It’s farmers vs. anti-ethanol individuals as the Environmental Protection Agency nears a decision on an ethanol mandate.
An anti-ethanol campaign has launched in several corn states — Minnesota isn’t one of them — calling on the EPA not to require a higher blend of ethanol with gasoline.
It debuted in Indiana today, the Indianapolis Star says.
There still aren’t many vehicles that can handle more than 10 percent ethanol and the demand for the product has flattened. But the EPA is considering mandating an increase of the amount of ethanol that’s blended into the nation’s gasoline.
A group of lawmakers last week sent a letter to EPA administrator Gina McCarthy warning of the danger of requiring more ethanol.
Bloomberg reported that the letter, however, was written by Marathon Oil Company.
“This letter has Big Oil’s fingerprints all over it,” Wesley Spurlock, president of National Corn Growers, told Bloomberg. “The letter includes false attacks on ethanol that have been disproven time and again.
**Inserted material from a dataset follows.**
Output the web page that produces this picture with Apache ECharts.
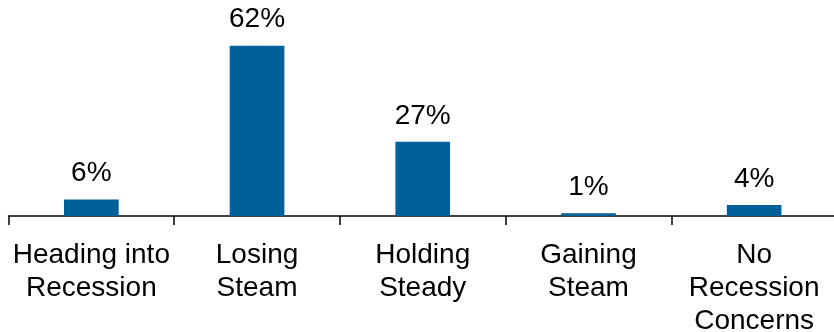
<!DOCTYPE html>
<html>
<head>
<meta charset="utf-8">
<script src="https://cdn.jsdelivr.net/npm/echarts@6/dist/echarts.min.js"></script>
<style>
  html, body { margin: 0; padding: 0; background: #fff; }
  #chart { width: 834px; height: 332px; }
</style>
</head>
<body>
<div id="chart"></div>
<script>
// Economic outlook survey: share of respondents per view
const categories = [
  'Heading into\nRecession',
  'Losing\nSteam',
  'Holding\nSteady',
  'Gaining\nSteam',
  'No\nRecession\nConcerns'
];
const shares = [6, 62, 27, 1, 4];

const FONT = 'Arial, "Liberation Sans", Helvetica, sans-serif';

const chart = echarts.init(document.getElementById('chart'), null, { renderer: 'canvas' });
chart.setOption({
  animation: false,
  backgroundColor: '#ffffff',
  grid: {
    left: 8.5, right: -3, top: 23.7, bottom: 116,
    containLabel: false,
    outerBoundsMode: 'none'
  },
  xAxis: {
    type: 'category',
    data: categories,
    boundaryGap: true,
    axisLine: { show: true, lineStyle: { color: '#000', width: 1.5 } },
    axisTick: { show: true, alignWithLabel: false, length: 9, lineStyle: { color: '#000', width: 1.5 } },
    axisLabel: {
      interval: 0,
      margin: 23,
      color: '#000',
      fontFamily: FONT,
      fontSize: 28,
      lineHeight: 33
    }
  },
  yAxis: {
    type: 'value',
    min: 0,
    max: 70,
    show: false
  },
  series: [{
    type: 'bar',
    data: shares,
    barWidth: '33%',
    itemStyle: { color: '#00609A' },
    label: {
      show: true,
      position: 'top',
      distance: 12,
      formatter: '{c}%',
      color: '#000',
      fontFamily: FONT,
      fontSize: 28
    }
  }]
});
</script>
</body>
</html>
The blend wall is a false construct. We have known from the beginning that eventually we would need higher blends of ethanol to meet the statutory requirements. That was the point: to replace fossil fuels with renewables. The oil industry doesn’t want to hear that. That’s why they have spent hundreds of millions of dollars trying to repeal the RFS, even to the point of having their lobbyists write this letter.”